I am a musician by trade, and I have learned the hard way that if I don't practice or 'keep my chops in shape,' I have a really hard time flipping the switch when I need to perform, Pollmann said. The same goes for duck calling. The muscles that you use to blow a call will respond so much better (and not fatigue so quickly) if you use them during the off-season.

John Vaca

Vaca, national pro-staff manager for Vista Outdoors, who has guided waterfowl hunters for 32 years, echoed the need for practice. But he also noted how difficult it can be to blow calls while trying to maintain domestic harmony.

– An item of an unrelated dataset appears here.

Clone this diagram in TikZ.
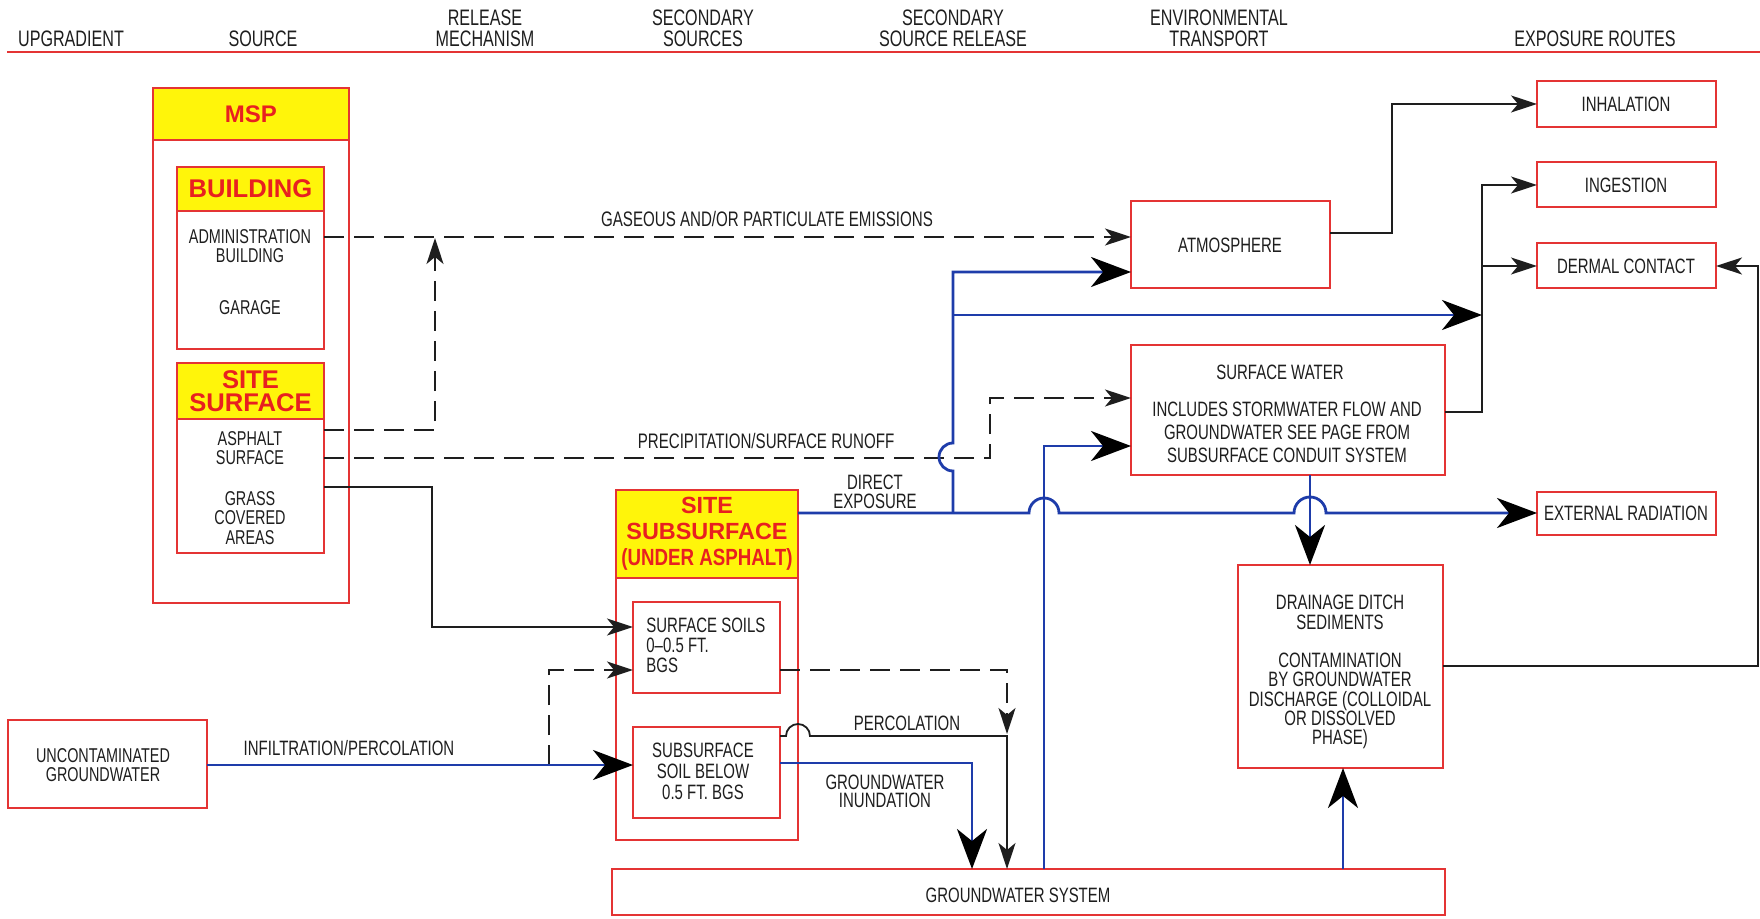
\documentclass[tikz,border=0pt]{standalone}
\usepackage{fontspec}
\usepackage{graphicx}
\setmainfont{Liberation Sans}[FakeStretch=0.72]
\newfontfamily\hdfont{Liberation Sans}
\newfontfamily\hdcond{Liberation Sans}[FakeStretch=0.8]
\usetikzlibrary{arrows.meta}
\definecolor{boxred}{RGB}{228,52,52}
\definecolor{hdred}{RGB}{232,32,32}
\definecolor{yel}{RGB}{255,245,10}
\definecolor{lnblue}{RGB}{30,60,170}
\definecolor{txtc}{RGB}{30,30,30}
\tikzset{
  box/.style={draw=boxred, line width=1pt, inner sep=0pt, outer sep=0pt},
  ybox/.style={box, fill=yel},
  txt/.style={text=txtc, align=center, inner sep=0pt, font=\fontsize{10.4}{10}\selectfont},
  hdr/.style={text=txtc, align=center, inner sep=0pt, font=\fontsize{11.2}{10.5}\selectfont},
  bhd/.style={text=hdred, align=center, inner sep=0pt, font=\hdfont\bfseries\fontsize{12.8}{11.5}\selectfont},
  blk/.style={draw=txtc, line width=0.9pt},
  bl/.style={draw=lnblue, line width=1.4pt},
  dsh/.style={dash pattern=on 10pt off 5pt},
  sarr/.style={-{Stealth[length=13pt,width=8.5pt,inset=3.5pt,color=txtc]}},
  barr/.style={-{Stealth[length=20pt,width=15pt,inset=6pt,color=black]}}
}
\begin{document}
\begin{tikzpicture}[x=0.5pt,y=-0.5pt]
\useasboundingbox (0,0) rectangle (1760,919);
\fill[white] (0,0) rectangle (1760,919);

% header
\coordinate (hl) at (7,52);
\coordinate (hr) at (1760,52);
\draw[boxred, line width=1pt] (hl) -- (hr);
\node[hdr] (h1) at (71,39) {UPGRADIENT};
\node[hdr] (h2) at (263,39) {SOURCE};
\node[hdr] (h3) at (485,28.5) {RELEASE\\MECHANISM};
\node[hdr] (h4) at (703,28.5) {SECONDARY\\SOURCES};
\node[hdr] (h5) at (953,28.5) {SECONDARY\\SOURCE RELEASE};
\node[hdr] (h6) at (1219,28.5) {ENVIRONMENTAL\\TRANSPORT};
\node[hdr] (h7) at (1595,39) {EXPOSURE ROUTES};

% MSP
\node[box, minimum width=98pt, minimum height=257.5pt] (msp) at (251,345.5) {};
\node[ybox, minimum width=98pt, minimum height=26pt] (msph) at (251,114) {};
\node[bhd, font=\hdfont\bfseries\fontsize{12}{11.5}\selectfont] (mspt) at (251,114) {MSP};

\node[box, fill=white, minimum width=73.5pt, minimum height=91pt] (bld) at (250.5,258) {};
\node[ybox, minimum width=73.5pt, minimum height=22pt] (bldh) at (250.5,189) {};
\node[bhd] (bldt) at (250.5,189) {BUILDING};
\node[txt, font=\fontsize{10}{9.5}\selectfont] (adm) at (250,246) {ADMINISTRATION\\BUILDING};
\node[txt, font=\fontsize{10}{9.5}\selectfont] (gar) at (250,308) {GARAGE};

\node[box, fill=white, minimum width=73.5pt, minimum height=95pt] (ss) at (250.5,458) {};
\node[ybox, minimum width=73.5pt, minimum height=28pt] (ssh) at (250.5,391) {};
\node[bhd] (sst) at (250.5,391.5) {SITE\\SURFACE};
\node[txt, font=\fontsize{10}{9.8}\selectfont] (asp) at (250,448) {ASPHALT\\SURFACE};
\node[txt, font=\fontsize{10}{9.8}\selectfont] (grs) at (250,518) {GRASS\\COVERED\\AREAS};

% Site subsurface
\node[box, minimum width=91pt, minimum height=175pt] (sub) at (707,665) {};
\node[ybox, minimum width=91pt, minimum height=44pt] (subh) at (707,534) {};
\node[bhd, font=\hdfont\bfseries\fontsize{11.7}{13}\selectfont] (subt) at (707,533.5) {SITE\\SUBSURFACE\\{\hdcond\bfseries (UNDER ASPHALT)}};
\node[box, minimum width=73.5pt, minimum height=45.5pt] (soil1) at (706.5,647.5) {};
\node[txt, align=left, anchor=west] (soil1t) at (646,645) {SURFACE SOILS\\0--0.5 FT.\\BGS};
\node[box, minimum width=73.5pt, minimum height=45.5pt] (soil2) at (706.5,772.5) {};
\node[txt, font=\fontsize{10.4}{10.5}\selectfont] (soil2t) at (703,771) {SUBSURFACE\\SOIL BELOW\\0.5 FT. BGS};

% uncontaminated groundwater
\node[box, minimum width=99.5pt, minimum height=44pt] (unc) at (107.5,764) {};
\node[txt, font=\fontsize{10}{9.5}\selectfont] (unct) at (103,765) {UNCONTAMINATED\\GROUNDWATER};

% groundwater system
\node[box, minimum width=416.5pt, minimum height=23pt] (gws) at (1028.5,892) {};
\node[txt] (gwst) at (1018,895) {GROUNDWATER SYSTEM};

% atmosphere, surface water, ditch
\node[box, minimum width=99.5pt, minimum height=43.5pt] (atm) at (1230.5,244.5) {};
\node[txt] (atmt) at (1230,245) {ATMOSPHERE};
\node[box, minimum width=157pt, minimum height=65pt] (sw) at (1288,410) {};
\node[txt] (swt) at (1280,372) {SURFACE WATER};
\node[txt, font=\fontsize{10.4}{11.5}\selectfont] (swd) at (1287,432) {INCLUDES STORMWATER FLOW AND\\GROUNDWATER SEE PAGE FROM\\SUBSURFACE CONDUIT SYSTEM};
\node[box, minimum width=102.5pt, minimum height=101.5pt] (dd) at (1340.5,666.5) {};
\node[txt] (ddt) at (1340,612) {DRAINAGE DITCH\\SEDIMENTS};
\node[txt, font=\fontsize{10.4}{9.7}\selectfont] (ddd) at (1340,701) {CONTAMINATION\\BY GROUNDWATER\\DISCHARGE (COLLOIDAL\\OR DISSOLVED\\PHASE)};

% exposure routes
\node[box, minimum width=89.5pt, minimum height=23pt] (inh) at (1626.5,104) {};
\node[txt] (inht) at (1626,104) {INHALATION};
\node[box, minimum width=89.5pt, minimum height=22.5pt] (ing) at (1626.5,184.5) {};
\node[txt] (ingt) at (1626,185) {INGESTION};
\node[box, minimum width=89.5pt, minimum height=22.5pt] (derm) at (1626.5,265.5) {};
\node[txt] (dermt) at (1626,266) {DERMAL CONTACT};
\node[box, minimum width=89.5pt, minimum height=21.5pt] (ext) at (1626.5,513.5) {};
\node[txt] (extt) at (1626,513) {EXTERNAL RADIATION};

% labels
\node[txt, font=\fontsize{10.5}{10}\selectfont] (lg) at (767,219) {GASEOUS AND/OR PARTICULATE EMISSIONS};
\node[txt, font=\fontsize{10.5}{10}\selectfont] (lp) at (766,441) {PRECIPITATION/SURFACE RUNOFF};
\node[txt, font=\fontsize{10.4}{9.5}\selectfont] (lde) at (875,492) {DIRECT\\EXPOSURE};
\node[txt] (lperc) at (907,723) {PERCOLATION};
\node[txt, font=\fontsize{10.4}{9}\selectfont] (lgi) at (885,791) {GROUNDWATER\\INUNDATION};
\node[txt] (linf) at (349,748) {INFILTRATION/PERCOLATION};

% connectors - dashed
\draw[blk, dsh, sarr] (bld.east |- 0,237) -- (atm.west |- 0,237);
\draw[blk, dsh, sarr] (ss.east |- 0,430) -- (435,430) -- (435,238);
\draw[blk, dsh, sarr] (ss.east |- 0,458) -- (990,458) -- (990,398) -- (sw.west |- 0,398);
\draw[blk, dsh, sarr] (549,765) -- (549,670) -- (soil1.west |- 0,670);
\draw[blk, dsh, sarr] (soil1.east |- 0,670) -- (1007,670) -- (1007,734);

% connectors - solid black
\draw[blk, sarr] (ss.east |- 0,487) -- (432,487) -- (432,627) -- (soil1.west |- 0,627);
\draw[blk, sarr] (soil2.east |- 0,736) -- (786,736) arc[start angle=180, end angle=0, radius=6pt] -- (1007,736) -- (1007,0 |- gws.north);
\draw[blk, sarr] (atm.east |- 0,233) -- (1392,233) -- (1392,104) -- (inh.west |- 0,104);
\draw[blk, sarr] (sw.east |- 0,412) -- (1482,412) -- (1482,185) -- (ing.west |- 0,185);
\draw[blk, sarr] (1482,266) -- (derm.west |- 0,266);
\draw[blk, sarr] (dd.east |- 0,666) -- (1758,666) -- (1758,266) -- (derm.east |- 0,266);

% connectors - blue
\draw[bl, barr] (unc.east |- 0,765) -- (soil2.west |- 0,765);
\draw[bl, barr] (soil2.east |- 0,763) -- (972,763) -- (972,0 |- gws.north);
\draw[bl, barr] (sub.east |- 0,513) -- (1029,513) arc[start angle=180, end angle=0, radius=7.5pt] -- (1294,513) arc[start angle=180, end angle=0, radius=8pt] -- (ext.west |- 0,513);
\draw[bl, barr] (953,513) -- (953,471) arc[start angle=270, end angle=90, radius=7pt] -- (953,272) -- (atm.west |- 0,272);
\draw[bl, barr] (953,315) -- (1482,315);
\draw[bl, barr] (1044,0 |- gws.north) -- (1044,446) -- (sw.west |- 0,446);
\draw[bl, barr] (1310,0 |- sw.south) -- (1310,0 |- dd.north);
\draw[bl, barr] (1343,0 |- gws.north) -- (1343,0 |- dd.south);
\end{tikzpicture}
\end{document}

The fact that calls are loud and annoy most everyone in a house (that is, who's not a caller) will hinder calling prowess as well as relationships, he said. When I was competing, my wife would threaten to throw me out of the house almost nightly due to my need to practice for the next contest. So, I would take my calls into my walk-in closet, shut the door and blow the calls directly into the hanging shirts. This allowed me to practice at full wind but muffled the loud call enough that people watching TV or trying to converse in the next room were not bothered by my hours of practicing. The end result as that I was able to keep up with my calling and still sleep in my own house — a win-win for me.

Chad Belding

The host of Banded's The Fowl Life, Belding stressed that calling practice needs to go beyond sound.

Cadence and timing, he said. Listening to live birds, for sure. But being able to begin to develop the instincts to know when to call and which cadences to be using.

And that, he said, might require some road trips.

Get out if possible, and find live birds, he said. If not, recordings can be helpful, but seeing the posturing, wing flutters and body movements is very important in learning to read birds and knowing what to say with the call and when.